Given exercise => Write out, exactly as given, every line from the one holding "Reproduce this chart with matplotlib." to the one holding "plt.rcParams['font.weight'] = 'bold'", including both.

Recorded data =>
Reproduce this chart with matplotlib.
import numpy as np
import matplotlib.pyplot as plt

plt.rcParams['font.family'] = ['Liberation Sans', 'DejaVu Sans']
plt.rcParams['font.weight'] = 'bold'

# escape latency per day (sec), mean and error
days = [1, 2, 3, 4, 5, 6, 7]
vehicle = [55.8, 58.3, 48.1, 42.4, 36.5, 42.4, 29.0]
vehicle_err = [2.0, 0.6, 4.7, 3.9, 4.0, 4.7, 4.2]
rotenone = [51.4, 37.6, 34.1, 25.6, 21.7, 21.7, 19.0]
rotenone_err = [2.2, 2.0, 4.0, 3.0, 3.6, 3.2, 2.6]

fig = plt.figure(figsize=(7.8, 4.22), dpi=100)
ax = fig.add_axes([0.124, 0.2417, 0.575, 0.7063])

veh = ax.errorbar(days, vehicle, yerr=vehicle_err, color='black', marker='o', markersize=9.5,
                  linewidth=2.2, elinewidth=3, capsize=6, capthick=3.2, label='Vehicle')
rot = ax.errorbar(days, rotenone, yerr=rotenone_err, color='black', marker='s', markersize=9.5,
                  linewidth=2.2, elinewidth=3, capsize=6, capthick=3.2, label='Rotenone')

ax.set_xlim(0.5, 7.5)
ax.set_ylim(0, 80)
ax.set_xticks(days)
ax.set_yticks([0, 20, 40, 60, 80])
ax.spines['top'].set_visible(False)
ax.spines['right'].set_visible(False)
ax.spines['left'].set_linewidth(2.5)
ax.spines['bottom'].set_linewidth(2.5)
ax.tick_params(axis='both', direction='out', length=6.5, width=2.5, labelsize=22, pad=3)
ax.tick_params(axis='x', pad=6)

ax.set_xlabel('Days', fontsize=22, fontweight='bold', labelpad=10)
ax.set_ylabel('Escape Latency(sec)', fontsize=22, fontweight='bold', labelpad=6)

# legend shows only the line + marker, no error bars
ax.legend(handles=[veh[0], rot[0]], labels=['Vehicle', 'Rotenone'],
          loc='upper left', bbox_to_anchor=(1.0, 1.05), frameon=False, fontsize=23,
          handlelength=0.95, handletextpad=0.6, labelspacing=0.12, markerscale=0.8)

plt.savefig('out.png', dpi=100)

---

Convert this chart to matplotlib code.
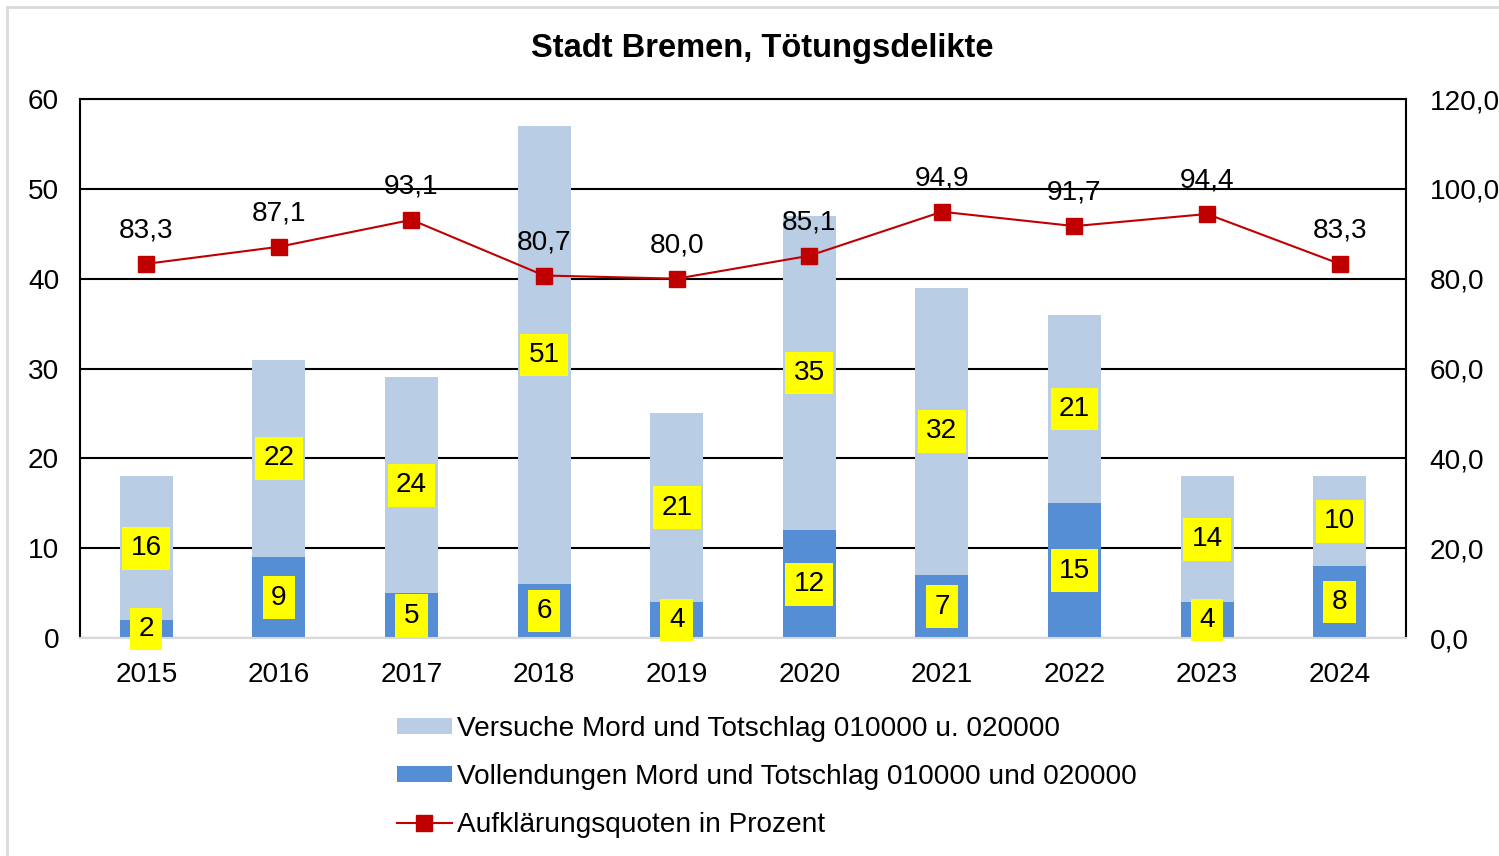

Answer for this exercise =>
Reproduce this chart with matplotlib.
import numpy as np
import matplotlib.pyplot as plt

plt.rcParams['font.family'] = ['Liberation Sans', 'DejaVu Sans']
plt.rcParams['font.weight'] = 'bold'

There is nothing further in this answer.